Pictures stay out of the copy; restate everything else in the material exactly.

Stored data
--------
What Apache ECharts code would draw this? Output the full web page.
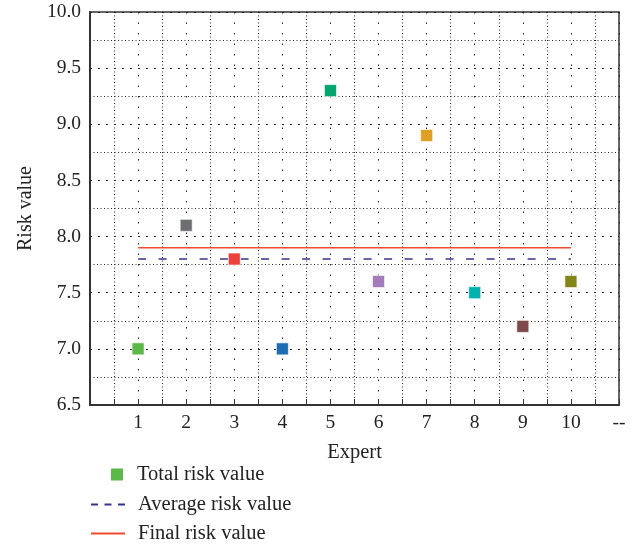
<!DOCTYPE html>
<html>
<head>
<meta charset="utf-8">
<script src="https://cdn.jsdelivr.net/npm/echarts@6/dist/echarts.min.js"></script>
<style>html,body{margin:0;padding:0;background:#fff;}#c{width:639px;height:547px;}</style>
</head>
<body>
<div id="c"></div>
<script>
const experts = [1, 2, 3, 4, 5, 6, 7, 8, 9, 10];
const totalRisk = [7.0, 8.1, 7.8, 7.0, 9.3, 7.6, 8.9, 7.5, 7.2, 7.6];
const pointColors = ['#5bb849', '#6d6e71', '#ec4239', '#1c6db5', '#00a56f', '#a47bbb', '#e0a024', '#00b1b0', '#7e4a4c', '#838516'];
const averageRisk = 7.8;
const finalRisk = 7.9;
const lineSpan = [1, 10];
const xTickLabels = {0: '', 11: '--'};

const font = 'Liberation Serif';
const chart = echarts.init(document.getElementById('c'));
chart.setOption({
  animation: false,
  backgroundColor: '#fff',
  grid: {left: 90, top: 12, right: 20, bottom: 142, show: true, borderColor: '#333', borderWidth: 1.5, backgroundColor: 'transparent'},
  xAxis: {
    type: 'value', min: 0, max: 11, interval: 1,
    name: 'Expert', nameLocation: 'middle', nameGap: 37,
    nameTextStyle: {fontFamily: font, fontSize: 20.5, color: '#222'},
    axisLine: {lineStyle: {color: '#333', width: 2}},
    axisTick: {inside: true, length: 6, lineStyle: {color: '#333'}},
    minorTick: {show: true, splitNumber: 2, length: 6, lineStyle: {color: '#333'}},
    axisLabel: {fontFamily: font, fontSize: 19.5, color: '#222', margin: 8,
      formatter: v => (v in xTickLabels ? xTickLabels[v] : String(v))},
    splitLine: {show: true, lineStyle: {color: '#222', type: [1.5, 9], width: 1}},
    minorSplitLine: {show: true, lineStyle: {color: '#222', type: [1, 2.5], width: 1}}
  },
  yAxis: {
    type: 'value', min: 6.5, max: 10, interval: 0.5,
    name: 'Risk value', nameLocation: 'middle', nameGap: 53,
    nameTextStyle: {fontFamily: font, fontSize: 20, color: '#222'},
    axisLine: {show: true, lineStyle: {color: '#333', width: 2}},
    axisTick: {show: false},
    axisLabel: {fontFamily: font, fontSize: 19.5, color: '#222', margin: 9, formatter: v => v.toFixed(1)},
    splitLine: {show: true, lineStyle: {color: '#222', type: [2, 6], width: 1}},
    minorTick: {show: false, splitNumber: 2},
    minorSplitLine: {show: true, lineStyle: {color: '#222', type: [1, 2.5], width: 1}}
  },
  legend: [
    {
      orient: 'vertical', left: 106, top: 459, itemWidth: 12, itemHeight: 12,
      data: [{name: 'Total risk value', icon: 'rect', itemStyle: {color: pointColors[0], opacity: 1}}],
      textStyle: {fontFamily: font, fontSize: 20.5, color: '#222', padding: [0, 0, 0, 9]}
    },
    {
      orient: 'vertical', left: 85, top: 489, height: 80, itemWidth: 34, itemHeight: 12, itemGap: 8,
      data: [
        {name: 'Average risk value', itemStyle: {opacity: 0}, lineStyle: {type: [7, 6.5]}},
        {name: 'Final risk value', itemStyle: {opacity: 0}}
      ],
      textStyle: {fontFamily: font, fontSize: 20.5, color: '#222', padding: [0, 0, 0, 8]}
    }
  ],
  series: [
    {
      name: 'Total risk value', type: 'scatter', symbol: 'rect', symbolSize: 12,
      data: experts.map((e, i) => ({value: [e, totalRisk[i]], itemStyle: {color: pointColors[i], opacity: 1, borderColor: 'rgba(255,255,255,0.6)', borderWidth: 1}})),
      z: 5
    },
    {
      name: 'Average risk value', type: 'line', symbol: 'none',
      lineStyle: {color: '#34348c', width: 1.5, type: [8, 12.5]},
      itemStyle: {color: '#34348c'},
      data: lineSpan.map(x => [x, averageRisk]), z: 3
    },
    {
      name: 'Final risk value', type: 'line', symbol: 'none',
      lineStyle: {color: '#f04a30', width: 1.5},
      itemStyle: {color: '#f04a30'},
      data: lineSpan.map(x => [x, finalRisk]), z: 3
    }
  ]
});
</script>
</body>
</html>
--------
Finished exercise
What Apache ECharts code would draw this? Output the full web page.
<!DOCTYPE html>
<html>
<head>
<meta charset="utf-8">
<script src="https://cdn.jsdelivr.net/npm/echarts@6/dist/echarts.min.js"></script>
<style>html,body{margin:0;padding:0;background:#fff;}#c{width:639px;height:547px;}</style>
</head>
<body>
<div id="c"></div>
<script>
const experts = [1, 2, 3, 4, 5, 6, 7, 8, 9, 10];
const totalRisk = [7.0, 8.1, 7.8, 7.0, 9.3, 7.6, 8.9, 7.5, 7.2, 7.6];
const pointColors = ['#5bb849', '#6d6e71', '#ec4239', '#1c6db5', '#00a56f', '#a47bbb', '#e0a024', '#00b1b0', '#7e4a4c', '#838516'];
const averageRisk = 7.8;
const finalRisk = 7.9;
const lineSpan = [1, 10];
const xTickLabels = {0: '', 11: '--'};

const font = 'Liberation Serif';
const chart = echarts.init(document.getElementById('c'));
chart.setOption({
  animation: false,
  backgroundColor: '#fff',
  grid: {left: 90, top: 12, right: 20, bottom: 142, show: true, borderColor: '#333', borderWidth: 1.5, backgroundColor: 'transparent'},
  xAxis: {
    type: 'value', min: 0, max: 11, interval: 1,
    name: 'Expert', nameLocation: 'middle', nameGap: 37,
    nameTextStyle: {fontFamily: font, fontSize: 20.5, color: '#222'},
    axisLine: {lineStyle: {color: '#333', width: 2}},
    axisTick: {inside: true, length: 6, lineStyle: {color: '#333'}},
    minorTick: {show: true, splitNumber: 2, length: 6, lineStyle: {color: '#333'}},
    axisLabel: {fontFamily: font, fontSize: 19.5, color: '#222', margin: 8,
      formatter: v => (v in xTickLabels ? xTickLabels[v] : String(v))},
    splitLine: {show: true, lineStyle: {color: '#222', type: [1.5, 9], width: 1}},
    minorSplitLine: {show: true, lineStyle: {color: '#222', type: [1, 2.5], width: 1}}
  },
  yAxis: {
    type: 'value', min: 6.5, max: 10, interval: 0.5,
    name: 'Risk value', nameLocation: 'middle', nameGap: 53,
    nameTextStyle: {fontFamily: font, fontSize: 20, color: '#222'},
    axisLine: {show: true, lineStyle: {color: '#333', width: 2}},
    axisTick: {show: false},
    axisLabel: {fontFamily: font, fontSize: 19.5, color: '#222', margin: 9, formatter: v => v.toFixed(1)},
    splitLine: {show: true, lineStyle: {color: '#222', type: [2, 6], width: 1}},
    minorTick: {show: false, splitNumber: 2},
    minorSplitLine: {show: true, lineStyle: {color: '#222', type: [1, 2.5], width: 1}}
  },
  legend: [
    {
      orient: 'vertical', left: 106, top: 459, itemWidth: 12, itemHeight: 12,
      data: [{name: 'Total risk value', icon: 'rect', itemStyle: {color: pointColors[0], opacity: 1}}],
      textStyle: {fontFamily: font, fontSize: 20.5, color: '#222', padding: [0, 0, 0, 9]}
    },
    {
      orient: 'vertical', left: 85, top: 489, height: 80, itemWidth: 34, itemHeight: 12, itemGap: 8,
      data: [
        {name: 'Average risk value', itemStyle: {opacity: 0}, lineStyle: {type: [7, 6.5]}},
        {name: 'Final risk value', itemStyle: {opacity: 0}}
      ],
      textStyle: {fontFamily: font, fontSize: 20.5, color: '#222', padding: [0, 0, 0, 8]}
    }
  ],
  series: [
    {
      name: 'Total risk value', type: 'scatter', symbol: 'rect', symbolSize: 12,
      data: experts.map((e, i) => ({value: [e, totalRisk[i]], itemStyle: {color: pointColors[i], opacity: 1, borderColor: 'rgba(255,255,255,0.6)', borderWidth: 1}})),
      z: 5
    },
    {
      name: 'Average risk value', type: 'line', symbol: 'none',
      lineStyle: {color: '#34348c', width: 1.5, type: [8, 12.5]},
      itemStyle: {color: '#34348c'},
      data: lineSpan.map(x => [x, averageRisk]), z: 3
    },
    {
      name: 'Final risk value', type: 'line', symbol: 'none',
      lineStyle: {color: '#f04a30', width: 1.5},
      itemStyle: {color: '#f04a30'},
      data: lineSpan.map(x => [x, finalRisk]), z: 3
    }
  ]
});
</script>
</body>
</html>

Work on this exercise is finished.